Dean of the University of Stirling’s Faculty of Social Sciences
We’re delighted to be part of this important programme which is working across the four nations of the UK to improve the lives of people who use services, and make sure that the services use the best evidence to support their work.
Recognising the combined value of good practice and robust evidence from different sources, the Centre will bring together people with lived experience of social care, those providing unpaid care, people working in adult social care, experts in the mobilisation and implementation of evidence, social care providers, commissioners and policy experts, and academic teams from across the UK.
Together with stakeholders in adult social care and beyond, the IMPACT team will agree priorities and design, establish, deliver and evaluate the Centre’s work programme, aiming to lead to sustainable change in the use of evidence in adult social care.
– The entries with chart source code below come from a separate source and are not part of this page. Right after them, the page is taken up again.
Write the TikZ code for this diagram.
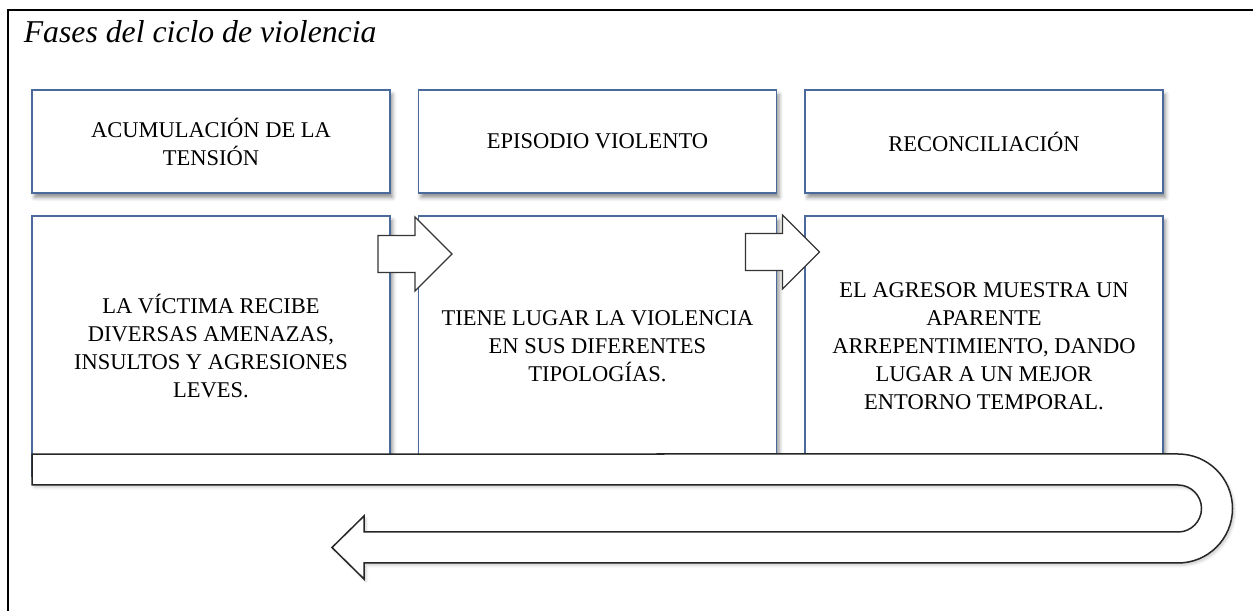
\documentclass[tikz,border=0pt]{standalone}
\usepackage{fontspec}
\setmainfont{Liberation Serif}
\usetikzlibrary{calc,shadows.blur}
\definecolor{cbox}{HTML}{4A6A9C}
\definecolor{carrow}{HTML}{353535}

\begin{document}
\begin{tikzpicture}[x=0.4pt, y=-0.4pt, font=\fontsize{9}{11.2}\selectfont,
    phase/.style={draw=cbox, line width=0.45pt, fill=white, anchor=north west, align=center,
                  minimum width=143.2pt, minimum height=41.2pt, inner sep=0pt, outer sep=0pt,
                  blur shadow={shadow xshift=1pt, shadow yshift=-1.8pt, shadow blur radius=1.6pt, shadow opacity=45}},
    detail/.style={phase, minimum height=104pt},
    blockarr/.style={draw=carrow, line width=0.55pt, fill=white, line join=miter},
    band/.style={draw=black!85, line width=0.6pt, fill=white,
                 blur shadow={shadow xshift=0.8pt, shadow yshift=-1pt, shadow blur radius=1pt, shadow opacity=20}}]
  \useasboundingbox (0,0) rectangle (1253,611);
  \def\ro{54.5}   % outer radius of the turn
  \def\ri{23.5}   % inner radius of the turn
  % frame and title
  \draw[line width=0.8pt] (8,611) -- (8,10) -- (1253,10);
  \node[anchor=base west, font=\fontsize{12.7}{15}\selectfont\itshape] (titulo) at (15,43) {Fases del ciclo de violencia};
  % phases
  \node[phase] (acum)     at (32,90)    {ACUMULACIÓN DE LA\\TENSIÓN};
  \node[phase] (episodio) at (418.5,90) {EPISODIO VIOLENTO};
  \node[phase] (reconc)   at (805,90)   {RECONCILIACIÓN};
  % what happens in each phase
  \node[detail] (acumdet)  at (32,216)    {LA VÍCTIMA RECIBE\\DIVERSAS AMENAZAS,\\INSULTOS Y AGRESIONES\\LEVES.};
  \node[detail] (episdet)  at (418.5,216) {TIENE LUGAR LA VIOLENCIA\\EN SUS DIFERENTES\\TIPOLOGÍAS.};
  \node[detail] (recondet) at (805,216)   {EL AGRESOR MUESTRA UN\\APARENTE\\ARREPENTIMIENTO, DANDO\\LUGAR A UN MEJOR\\ENTORNO TEMPORAL.};
  % block arrows from one phase to the next
  \foreach \nd/\dx/\dy in {acumdet/-12/38, episdet/-31/36}
    \draw[blockarr] ($(\nd.north east)+(\dx,\dy)$) ++(0,-18.5) -- ++(37,0) -- ++(0,-18.5) -- ++(37,37)
      -- ++(-37,37) -- ++(0,-18.5) -- ++(-37,0) -- cycle;
  % turning band back to the start
  \coordinate (bandL) at ($(acumdet.south west)+(0,-22)$);
  \coordinate (turn) at (1178,454);
  \draw[band] (bandL) -- (turn) arc[start angle=-90, end angle=90, radius=\ro]
    -- (364,563) -- (364,579) -- (332,547.5) -- (364,516) -- (364,532) -- (1178,532)
    arc[start angle=90, end angle=-90, radius=\ri] -- (32,485) -- cycle;
\end{tikzpicture}
\end{document}
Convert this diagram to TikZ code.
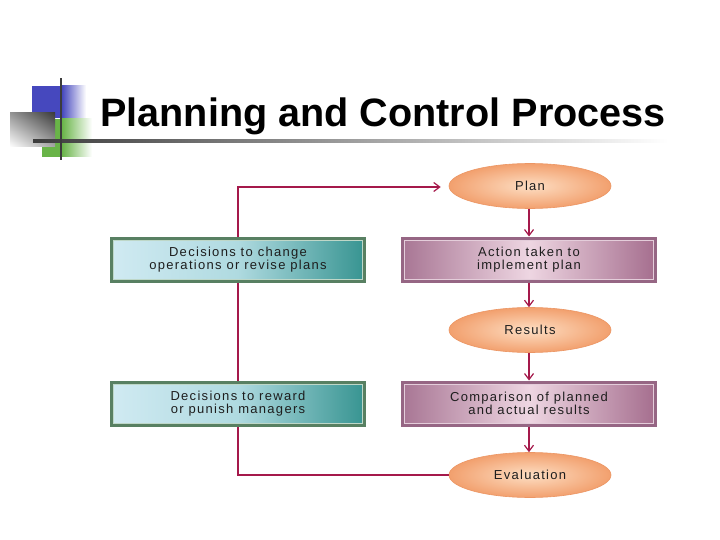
\documentclass[tikz,border=0pt]{standalone}
\usepackage{fontspec}
\setmainfont{Liberation Sans}
\usetikzlibrary{shapes.geometric,arrows.meta,shadings}
\definecolor{lnred}{RGB}{165,25,75}
\definecolor{ellA}{RGB}{253,222,195}
\definecolor{ellB}{RGB}{242,160,110}
\definecolor{ellE}{RGB}{236,150,100}
\definecolor{grA}{RGB}{208,234,242}
\definecolor{grM}{RGB}{175,218,224}
\definecolor{grB}{RGB}{55,148,145}
\definecolor{grE}{RGB}{88,128,98}
\definecolor{grI}{RGB}{190,215,200}
\definecolor{puA}{RGB}{168,118,148}
\definecolor{puM}{RGB}{238,214,226}
\definecolor{puB}{RGB}{165,110,142}
\definecolor{puE}{RGB}{150,102,132}
\definecolor{puI}{RGB}{228,205,218}
\definecolor{txt}{RGB}{30,30,30}
\definecolor{decoblue}{RGB}{70,72,190}
\definecolor{decogreen}{RGB}{105,180,72}
\definecolor{decogray}{RGB}{60,60,60}
\definecolor{decomid}{RGB}{150,150,150}
\definecolor{decomid2}{RGB}{165,165,165}
\tikzset{
  lbl/.style={font=\fontsize{13}{12.5}\selectfont\addfontfeature{LetterSpace=10}, text=txt, align=center},
  oval/.style={ellipse, lbl, minimum width=162pt, minimum height=45pt, inner sep=0pt,
    inner color=ellA, outer color=ellB, draw=ellE, line width=0.6pt},
  greenbox/.style={rectangle, lbl, minimum width=253pt, minimum height=43pt, inner sep=0pt,
    left color=grA, right color=grB, middle color=grM, draw=grE, line width=3pt},
  purplebox/.style={rectangle, lbl, minimum width=253pt, minimum height=43pt, inner sep=0pt,
    left color=puA, right color=puB, middle color=puM, draw=puE, line width=3pt},
  flow/.style={draw=lnred, line width=1.2pt},
  arr/.style={flow, -{Straight Barb[length=6pt,width=9pt]}},
}
\begin{document}
\begin{tikzpicture}[x=1pt,y=-1pt]
\useasboundingbox (0,0) rectangle (720,540);
\fill[white] (0,0) rectangle (720,540);
% title decoration
\fill[decoblue] (32,86) rectangle (62,118);
\shade[left color=decoblue, right color=white] (61.9,86) rectangle (86,118);
\fill[decogreen] (42,119) rectangle (62,157);
\shade[left color=decogreen, right color=white] (61.9,119) rectangle (92,157);
\shade[upper right=decogray, upper left=decomid, lower right=decomid2, lower left=white] (10,113) rectangle (55,147);
\shade[left color=decogray, right color=white] (33,140) rectangle (668,142.2);
\fill[decogray] (60,78) rectangle (62.2,160);
\node[anchor=base west, inner sep=0pt, font=\fontsize{39.6}{45}\selectfont\bfseries] (title) at (100,127) {Planning and Control Process};
% ovals
\node[oval] (plan) at (530,186) {Plan};
\node[oval] (res) at (530,330) {Results};
\node[oval] (eval) at (530,475) {Evaluation};
% loop line
\coordinate (lb) at (238,475);
\coordinate (lt) at (238,187);
\draw[arr, shorten >=8pt] (eval.west) -- (lb) -- (lt) -- (lt -| plan.west);
% boxes
\node[purplebox] (act) at (529,259.5) {Action taken to\\implement plan};
\node[purplebox] (cmp) at (529,403.5) {Comparison of planned\\and actual results};
\node[greenbox] (chg) at (238,259.5) {Decisions to change\\operations or revise plans};
\node[greenbox] (rew) at (238,403.5) {Decisions to reward\\or punish managers};
\foreach \b/\c in {act/puI, cmp/puI, chg/grI, rew/grI}{
  \draw[\c, line width=0.8pt] ([shift={(3.5pt,-3.5pt)}]\b.north west) rectangle ([shift={(-3.5pt,3.5pt)}]\b.south east);
}
% arrows
\draw[arr] (plan.south -| act.north) -- (act.north);
\draw[arr] (act.south) -- (act.south |- res.north);
\draw[arr] (res.south -| cmp.north) -- (cmp.north);
\draw[arr] (cmp.south) -- (cmp.south |- eval.north);
\end{tikzpicture}
\end{document}
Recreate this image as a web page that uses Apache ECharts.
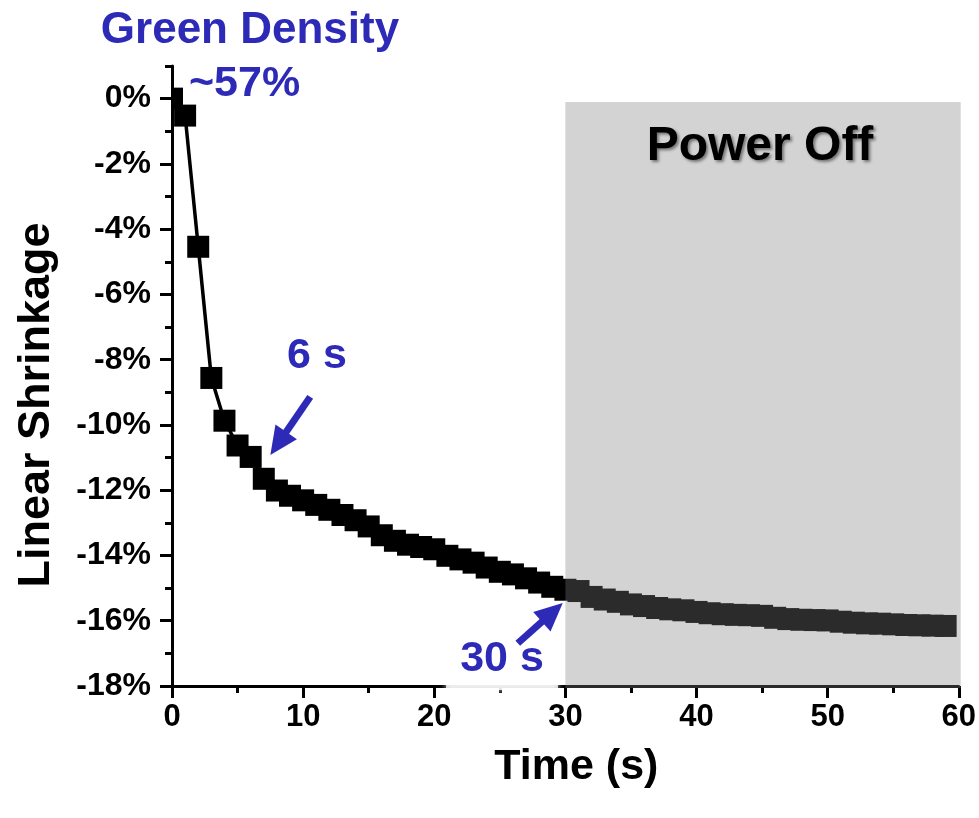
<!DOCTYPE html>
<html>
<head>
<meta charset="utf-8">
<style>
html,body{margin:0;padding:0;background:#fff;}
#chart{width:979px;height:818px;}
</style>
<script src="https://cdn.jsdelivr.net/npm/echarts@6/dist/echarts.min.js"></script>
</head>
<body>
<div id="chart"></div>
<script>
// ---- data ----
const times = [0,1,2,3,4,5,6,7,8,9,10,11,12,13,14,15,16,17,18,19,20,21,22,23,24,25,26,27,28,29,30,31,32,33,34,35,36,37,38,39,40,41,42,43,44,45,46,47,48,49,50,51,52,53,54,55,56,57,58,59];
const shrinkage = [0,-0.52,-4.54,-8.56,-9.87,-10.63,-10.98,-11.65,-12.01,-12.17,-12.31,-12.45,-12.60,-12.76,-12.92,-13.11,-13.38,-13.55,-13.67,-13.74,-13.81,-14.01,-14.12,-14.22,-14.37,-14.50,-14.58,-14.70,-14.83,-14.96,-15.05,-15.09,-15.27,-15.35,-15.42,-15.50,-15.55,-15.61,-15.65,-15.68,-15.73,-15.77,-15.80,-15.82,-15.83,-15.85,-15.91,-15.95,-15.97,-15.98,-15.99,-16.03,-16.06,-16.08,-16.09,-16.11,-16.13,-16.14,-16.15,-16.16];
const yMajorTicks = [0,-2,-4,-6,-8,-10,-12,-14,-16,-18];
const xTicks = [0,10,20,30,40,50,60];
const powerOffRange = [30, 60.15, -0.1, -18.06];   // t0, t1, top, bottom
const arrows = [[10.54,-9.14,7.5,-10.92],[26.37,-16.69,29.8,-15.46]];

const FONT = 'Arial, "Liberation Sans", Helvetica, sans-serif';
const BLUE = '#2d2ab8';

const pts = times.map((t,i)=>[t, shrinkage[i]]);

const chart = echarts.init(document.getElementById('chart'), null, {renderer:'canvas'});
const option = {
  animation:false,
  backgroundColor:'#fff',
  grid:{left:172, right:19, top:66, bottom:132, containLabel:false},
  xAxis:{
    type:'value', min:0, max:60, interval:10,
    axisLine:{show:true, onZero:false, lineStyle:{color:'#000', width:3}},
    axisTick:{show:true, length:12, lineStyle:{color:'#000', width:3}},
    minorTick:{show:true, splitNumber:2, length:7, lineStyle:{color:'#000', width:3}},
    axisLabel:{fontSize:31, fontWeight:'bold', color:'#000', fontFamily:FONT, margin:16,
      customValues: xTicks},
    splitLine:{show:false},
    name:'Time (s)', nameLocation:'middle', nameGap:60,
    nameTextStyle:{fontSize:43, fontWeight:'bold', color:'#000', fontFamily:FONT, padding:[0,0,0,22]}
  },
  yAxis:[{
    type:'value', min:-18, max:1, interval:1, position:'left',
    axisLine:{show:true, onZero:false, lineStyle:{color:'#000', width:3}},
    axisTick:{show:true, length:7, lineStyle:{color:'#000', width:3}},
    axisLabel:{fontSize:32, fontWeight:'bold', color:'#000', fontFamily:FONT, margin:21,
      customValues: yMajorTicks, formatter:(v)=> v + '%'},
    splitLine:{show:false}
  },{
    type:'value', min:-18, max:1, interval:1, position:'left',
    axisLine:{show:false},
    axisTick:{show:true, length:12, customValues: yMajorTicks, lineStyle:{color:'#000', width:3}},
    axisLabel:{show:false},
    splitLine:{show:false}
  }],
  series:[
    {
      type:'line', data:pts, symbol:'none', z:2,
      lineStyle:{color:'#000', width:3.5}, silent:true
    },
    {
      type:'custom', data:pts, z:3, clip:true, silent:true,
      encode:{x:0, y:1},
      renderItem:(params, api)=>{
        const p = api.coord([api.value(0), api.value(1)]);
        const s = 22;
        return {type:'rect', shape:{x:p[0]-s/2, y:p[1]-s/2, width:s, height:s},
          style:{fill:'#000'}};
      }
    },
    {
      type:'custom', data:[powerOffRange], z:5, clip:false, silent:true,
      encode:{x:[0,1], y:[2,3]},
      renderItem:(params, api)=>{
        const a = api.coord([api.value(0), api.value(2)]);
        const b = api.coord([api.value(1), api.value(3)]);
        return {type:'rect', shape:{x:a[0], y:a[1], width:b[0]-a[0], height:b[1]-a[1]},
          style:{fill:'rgba(125,125,125,0.34)'}};
      }
    },
    {
      type:'custom', data:arrows, z:7, clip:false, silent:true,
      encode:{x:[0,2], y:[1,3]},
      renderItem:(params, api)=>{
        const a = api.coord([api.value(0), api.value(1)]);
        const b = api.coord([api.value(2), api.value(3)]);
        const dx=b[0]-a[0], dy=b[1]-a[1];
        const L=Math.sqrt(dx*dx+dy*dy);
        const ux=dx/L, uy=dy/L, px=-uy, py=ux;
        const hl=28, hw=13;
        const bx=b[0]-ux*hl, by=b[1]-uy*hl;
        return {type:'group', children:[
          {type:'line', shape:{x1:a[0], y1:a[1], x2:bx+ux*4, y2:by+uy*4},
            style:{stroke:BLUE, lineWidth:7}},
          {type:'polygon', shape:{points:[[b[0],b[1]],[bx+px*hw,by+py*hw],[bx-px*hw,by-py*hw]]},
            style:{fill:BLUE}}
        ]};
      }
    }
  ],
  graphic:[
    {type:'rect', z:6, shape:{x:446, y:631, width:112, height:59},
      style:{fill:'rgba(255,255,255,0.8)', shadowBlur:6, shadowColor:'rgba(255,255,255,0.9)'}},
    {type:'text', z:20, rotation:Math.PI/2, x:37, y:405,
      style:{text:'Linear Shrinkage', x:0, y:0, textAlign:'center', textVerticalAlign:'middle',
      font:'bold 45px '+FONT, fill:'#000'}},
    {type:'text', z:20, style:{text:'Green Density', x:250, y:31, textAlign:'center', textVerticalAlign:'middle',
      font:'bold 44px '+FONT, fill:BLUE}},
    {type:'text', z:20, style:{text:'~57%', x:189, y:84, textAlign:'left', textVerticalAlign:'middle',
      font:'bold 43px '+FONT, fill:BLUE}},
    {type:'text', z:20, style:{text:'6 s', x:317, y:356, textAlign:'center', textVerticalAlign:'middle',
      font:'bold 43px '+FONT, fill:BLUE}},
    {type:'text', z:20, style:{text:'30 s', x:502, y:659, textAlign:'center', textVerticalAlign:'middle',
      font:'bold 43px '+FONT, fill:BLUE}},
    {type:'text', z:20, style:{text:'Power Off', x:760, y:147, textAlign:'center', textVerticalAlign:'middle',
      font:'bold 48px '+FONT, fill:'#000', textShadowColor:'rgba(0,0,0,0.45)', textShadowBlur:3,
      textShadowOffsetX:2, textShadowOffsetY:2}}
  ]
};
chart.setOption(option);
</script>
</body>
</html>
Jon Glasby, Professor of Health and Social Care at the University of Birmingham and IMPACT’s director said: “Adult social care touches people’s lives in such important and intimate ways, and it’s crucial that it’s based on the best possible evidence of what works.
“Good care isn’t just about services, it’s about having a life – and the ESRC and the Health Foundation are providing a once-in-a-generation opportunity to make a real difference.”
ESRC Executive Chair, Professor Alison Park, said: “The complex nature of the social care system means that frontline practice does not always benefit sufficiently from the evidence we already have about what works.
“The increased implementation of evidence-based innovations and improvements in adult social care are crucial to ensuring better outcomes for the many people who use these services, and their carers and families. Finding a way to make this happen is challenging – but the prize, in terms of improvements to adult social care, makes it essential.”
Will Warburton, Director of Improvement, the Health Foundation, said: “The fragmented nature of the adult social care sector poses real challenges for ensuring the consistent provision of evidence-based, high quality care and support.
“The IMPACT Centre will work alongside people with experience of care, carers, commissioners and providers to develop practical support that will increase the use of high-quality research evidence in the adult social care sector across the UK.”
The Centre will receive phased funding until 2027, and builds on previous ESRC investments in social care including the Sustainable Care Research Programme, and ESRC’s Innovation in Social Care Initiative. The Centre has been funded by ESRC through UKRI’s Strategic Priorities Fund (SPF).